* Aim: Copy out, with no alterations, the lines below running from the one containing "Rebuild this chart" to the one containing "0.0011, 0.0009]", inclusive at each end; pictures are omitted.

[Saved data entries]
————————

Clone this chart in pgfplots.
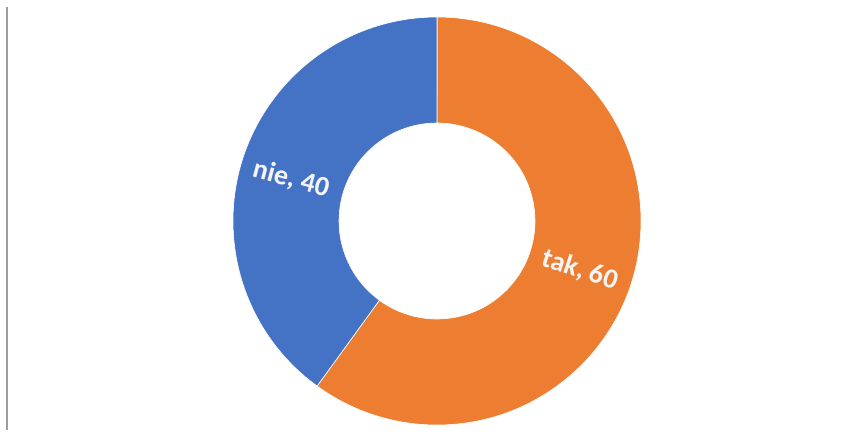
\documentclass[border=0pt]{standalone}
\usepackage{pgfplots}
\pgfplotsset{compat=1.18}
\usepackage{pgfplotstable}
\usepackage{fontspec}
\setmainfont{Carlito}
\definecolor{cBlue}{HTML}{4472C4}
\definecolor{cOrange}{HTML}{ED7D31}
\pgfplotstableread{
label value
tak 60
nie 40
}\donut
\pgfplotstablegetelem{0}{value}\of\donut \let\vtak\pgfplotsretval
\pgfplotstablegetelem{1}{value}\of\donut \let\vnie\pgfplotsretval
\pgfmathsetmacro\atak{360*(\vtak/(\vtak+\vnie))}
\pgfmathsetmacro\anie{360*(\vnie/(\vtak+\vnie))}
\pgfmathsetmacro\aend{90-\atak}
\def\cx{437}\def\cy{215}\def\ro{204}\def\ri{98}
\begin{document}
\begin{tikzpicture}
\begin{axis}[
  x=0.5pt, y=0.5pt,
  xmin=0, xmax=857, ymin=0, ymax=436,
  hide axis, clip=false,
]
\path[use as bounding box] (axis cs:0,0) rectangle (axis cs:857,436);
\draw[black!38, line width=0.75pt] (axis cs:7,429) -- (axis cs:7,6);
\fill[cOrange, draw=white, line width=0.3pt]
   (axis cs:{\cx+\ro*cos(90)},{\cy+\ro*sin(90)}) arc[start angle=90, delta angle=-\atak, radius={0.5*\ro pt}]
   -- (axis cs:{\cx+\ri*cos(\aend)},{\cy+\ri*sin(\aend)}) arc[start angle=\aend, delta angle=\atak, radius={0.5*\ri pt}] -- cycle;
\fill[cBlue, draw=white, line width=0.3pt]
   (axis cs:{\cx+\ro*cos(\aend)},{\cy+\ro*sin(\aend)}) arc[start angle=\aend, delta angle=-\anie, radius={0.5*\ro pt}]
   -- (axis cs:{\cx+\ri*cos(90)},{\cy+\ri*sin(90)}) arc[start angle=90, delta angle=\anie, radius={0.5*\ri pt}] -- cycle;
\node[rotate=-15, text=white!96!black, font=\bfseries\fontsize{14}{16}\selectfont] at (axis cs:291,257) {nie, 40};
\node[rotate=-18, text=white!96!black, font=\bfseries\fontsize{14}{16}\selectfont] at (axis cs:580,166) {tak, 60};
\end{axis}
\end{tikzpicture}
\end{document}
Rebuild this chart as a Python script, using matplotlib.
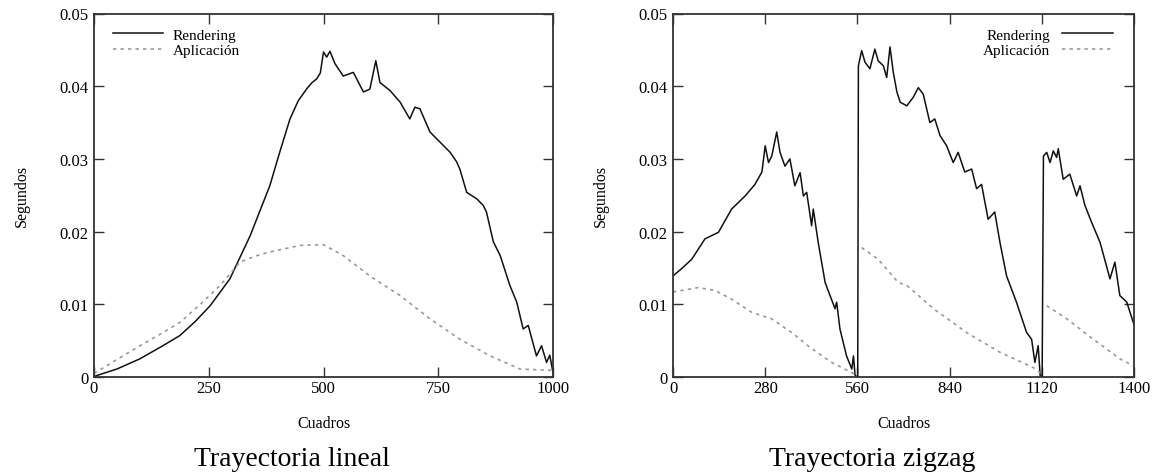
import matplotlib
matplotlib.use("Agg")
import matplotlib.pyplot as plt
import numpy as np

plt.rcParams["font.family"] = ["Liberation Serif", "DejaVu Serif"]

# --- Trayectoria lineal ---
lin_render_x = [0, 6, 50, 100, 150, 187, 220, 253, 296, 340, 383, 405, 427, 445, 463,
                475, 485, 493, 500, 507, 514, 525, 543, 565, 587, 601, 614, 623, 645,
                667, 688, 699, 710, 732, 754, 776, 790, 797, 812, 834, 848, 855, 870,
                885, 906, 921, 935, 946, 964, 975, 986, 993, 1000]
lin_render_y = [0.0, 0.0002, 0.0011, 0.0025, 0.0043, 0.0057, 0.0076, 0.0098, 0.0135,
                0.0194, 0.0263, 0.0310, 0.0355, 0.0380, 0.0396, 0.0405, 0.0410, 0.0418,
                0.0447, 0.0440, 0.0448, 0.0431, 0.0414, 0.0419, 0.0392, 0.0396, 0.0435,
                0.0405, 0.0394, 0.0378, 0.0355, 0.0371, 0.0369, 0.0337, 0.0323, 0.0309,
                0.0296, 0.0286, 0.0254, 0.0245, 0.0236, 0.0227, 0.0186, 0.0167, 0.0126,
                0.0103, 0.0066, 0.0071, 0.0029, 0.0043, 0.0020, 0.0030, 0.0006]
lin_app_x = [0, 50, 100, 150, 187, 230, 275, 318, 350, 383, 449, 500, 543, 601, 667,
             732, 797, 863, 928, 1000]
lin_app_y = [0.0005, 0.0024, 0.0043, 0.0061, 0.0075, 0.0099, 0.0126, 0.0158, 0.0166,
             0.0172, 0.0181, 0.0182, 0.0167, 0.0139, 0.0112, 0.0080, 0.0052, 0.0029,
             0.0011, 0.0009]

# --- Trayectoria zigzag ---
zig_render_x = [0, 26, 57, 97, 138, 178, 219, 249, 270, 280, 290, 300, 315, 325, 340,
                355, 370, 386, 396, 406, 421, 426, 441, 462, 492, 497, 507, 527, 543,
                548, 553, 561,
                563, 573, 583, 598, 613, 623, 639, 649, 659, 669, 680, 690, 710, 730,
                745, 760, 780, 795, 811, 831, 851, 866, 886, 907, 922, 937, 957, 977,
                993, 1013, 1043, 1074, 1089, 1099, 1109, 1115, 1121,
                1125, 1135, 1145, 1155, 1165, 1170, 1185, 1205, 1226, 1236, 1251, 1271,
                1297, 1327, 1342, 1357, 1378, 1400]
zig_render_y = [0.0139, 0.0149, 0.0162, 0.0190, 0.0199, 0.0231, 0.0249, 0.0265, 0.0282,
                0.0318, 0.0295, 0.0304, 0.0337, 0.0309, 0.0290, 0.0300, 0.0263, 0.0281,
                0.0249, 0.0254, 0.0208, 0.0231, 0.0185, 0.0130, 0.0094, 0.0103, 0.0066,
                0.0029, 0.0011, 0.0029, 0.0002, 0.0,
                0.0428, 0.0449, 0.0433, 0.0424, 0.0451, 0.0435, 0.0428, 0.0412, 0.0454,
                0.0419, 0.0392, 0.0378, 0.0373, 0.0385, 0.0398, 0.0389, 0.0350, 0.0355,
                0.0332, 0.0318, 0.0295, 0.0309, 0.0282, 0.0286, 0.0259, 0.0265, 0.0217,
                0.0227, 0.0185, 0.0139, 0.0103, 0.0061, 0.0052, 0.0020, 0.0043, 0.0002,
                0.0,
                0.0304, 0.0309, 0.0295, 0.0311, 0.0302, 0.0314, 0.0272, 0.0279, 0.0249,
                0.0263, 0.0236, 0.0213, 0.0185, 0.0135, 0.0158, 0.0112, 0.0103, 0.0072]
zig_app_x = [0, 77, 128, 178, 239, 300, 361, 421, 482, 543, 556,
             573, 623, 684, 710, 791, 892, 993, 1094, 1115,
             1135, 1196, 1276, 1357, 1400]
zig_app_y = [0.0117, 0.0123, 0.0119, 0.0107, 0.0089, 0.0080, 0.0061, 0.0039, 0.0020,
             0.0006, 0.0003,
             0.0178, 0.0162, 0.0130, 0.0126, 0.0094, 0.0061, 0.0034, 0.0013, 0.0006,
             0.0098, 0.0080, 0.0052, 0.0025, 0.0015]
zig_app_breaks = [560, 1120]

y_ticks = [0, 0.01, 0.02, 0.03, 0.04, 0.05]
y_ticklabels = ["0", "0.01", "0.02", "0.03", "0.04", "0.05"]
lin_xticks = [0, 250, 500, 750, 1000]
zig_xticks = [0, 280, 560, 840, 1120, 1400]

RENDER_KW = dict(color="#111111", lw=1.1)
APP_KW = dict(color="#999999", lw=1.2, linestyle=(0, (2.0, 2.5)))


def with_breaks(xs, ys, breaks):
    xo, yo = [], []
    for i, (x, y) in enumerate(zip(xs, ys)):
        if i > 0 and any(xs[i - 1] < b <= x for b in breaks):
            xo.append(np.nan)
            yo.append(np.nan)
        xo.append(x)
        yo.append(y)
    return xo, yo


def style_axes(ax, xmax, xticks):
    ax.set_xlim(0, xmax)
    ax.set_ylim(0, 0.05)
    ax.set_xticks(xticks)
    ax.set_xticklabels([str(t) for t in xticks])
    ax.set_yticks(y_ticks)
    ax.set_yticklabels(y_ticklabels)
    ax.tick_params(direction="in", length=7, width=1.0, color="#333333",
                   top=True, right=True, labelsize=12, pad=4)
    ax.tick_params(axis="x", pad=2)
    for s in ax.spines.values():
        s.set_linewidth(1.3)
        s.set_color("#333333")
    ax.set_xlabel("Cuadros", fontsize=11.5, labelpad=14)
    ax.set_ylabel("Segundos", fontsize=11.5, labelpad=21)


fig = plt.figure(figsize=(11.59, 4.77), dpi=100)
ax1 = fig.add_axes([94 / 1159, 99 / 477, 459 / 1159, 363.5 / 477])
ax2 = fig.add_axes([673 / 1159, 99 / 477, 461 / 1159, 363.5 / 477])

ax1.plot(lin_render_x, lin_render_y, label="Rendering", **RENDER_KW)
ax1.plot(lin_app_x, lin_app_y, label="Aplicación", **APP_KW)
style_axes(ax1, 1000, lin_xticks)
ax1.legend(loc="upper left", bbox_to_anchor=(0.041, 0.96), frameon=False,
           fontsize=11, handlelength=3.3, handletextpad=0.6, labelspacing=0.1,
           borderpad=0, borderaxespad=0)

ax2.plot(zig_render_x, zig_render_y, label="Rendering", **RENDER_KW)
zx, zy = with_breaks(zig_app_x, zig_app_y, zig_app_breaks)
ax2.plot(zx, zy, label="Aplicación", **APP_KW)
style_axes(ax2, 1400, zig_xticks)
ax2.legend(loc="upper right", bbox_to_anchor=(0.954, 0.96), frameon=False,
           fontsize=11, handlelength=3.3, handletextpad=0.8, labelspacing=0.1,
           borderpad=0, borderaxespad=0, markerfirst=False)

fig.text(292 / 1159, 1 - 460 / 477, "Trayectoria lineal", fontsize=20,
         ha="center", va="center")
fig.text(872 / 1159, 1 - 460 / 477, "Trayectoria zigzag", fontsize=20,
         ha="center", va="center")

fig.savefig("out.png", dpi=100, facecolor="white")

————————

* Answer to the exercise:
Rebuild this chart as a Python script, using matplotlib.
import matplotlib
matplotlib.use("Agg")
import matplotlib.pyplot as plt
import numpy as np

plt.rcParams["font.family"] = ["Liberation Serif", "DejaVu Serif"]

# --- Trayectoria lineal ---
lin_render_x = [0, 6, 50, 100, 150, 187, 220, 253, 296, 340, 383, 405, 427, 445, 463,
                475, 485, 493, 500, 507, 514, 525, 543, 565, 587, 601, 614, 623, 645,
                667, 688, 699, 710, 732, 754, 776, 790, 797, 812, 834, 848, 855, 870,
                885, 906, 921, 935, 946, 964, 975, 986, 993, 1000]
lin_render_y = [0.0, 0.0002, 0.0011, 0.0025, 0.0043, 0.0057, 0.0076, 0.0098, 0.0135,
                0.0194, 0.0263, 0.0310, 0.0355, 0.0380, 0.0396, 0.0405, 0.0410, 0.0418,
                0.0447, 0.0440, 0.0448, 0.0431, 0.0414, 0.0419, 0.0392, 0.0396, 0.0435,
                0.0405, 0.0394, 0.0378, 0.0355, 0.0371, 0.0369, 0.0337, 0.0323, 0.0309,
                0.0296, 0.0286, 0.0254, 0.0245, 0.0236, 0.0227, 0.0186, 0.0167, 0.0126,
                0.0103, 0.0066, 0.0071, 0.0029, 0.0043, 0.0020, 0.0030, 0.0006]
lin_app_x = [0, 50, 100, 150, 187, 230, 275, 318, 350, 383, 449, 500, 543, 601, 667,
             732, 797, 863, 928, 1000]
lin_app_y = [0.0005, 0.0024, 0.0043, 0.0061, 0.0075, 0.0099, 0.0126, 0.0158, 0.0166,
             0.0172, 0.0181, 0.0182, 0.0167, 0.0139, 0.0112, 0.0080, 0.0052, 0.0029,
             0.0011, 0.0009]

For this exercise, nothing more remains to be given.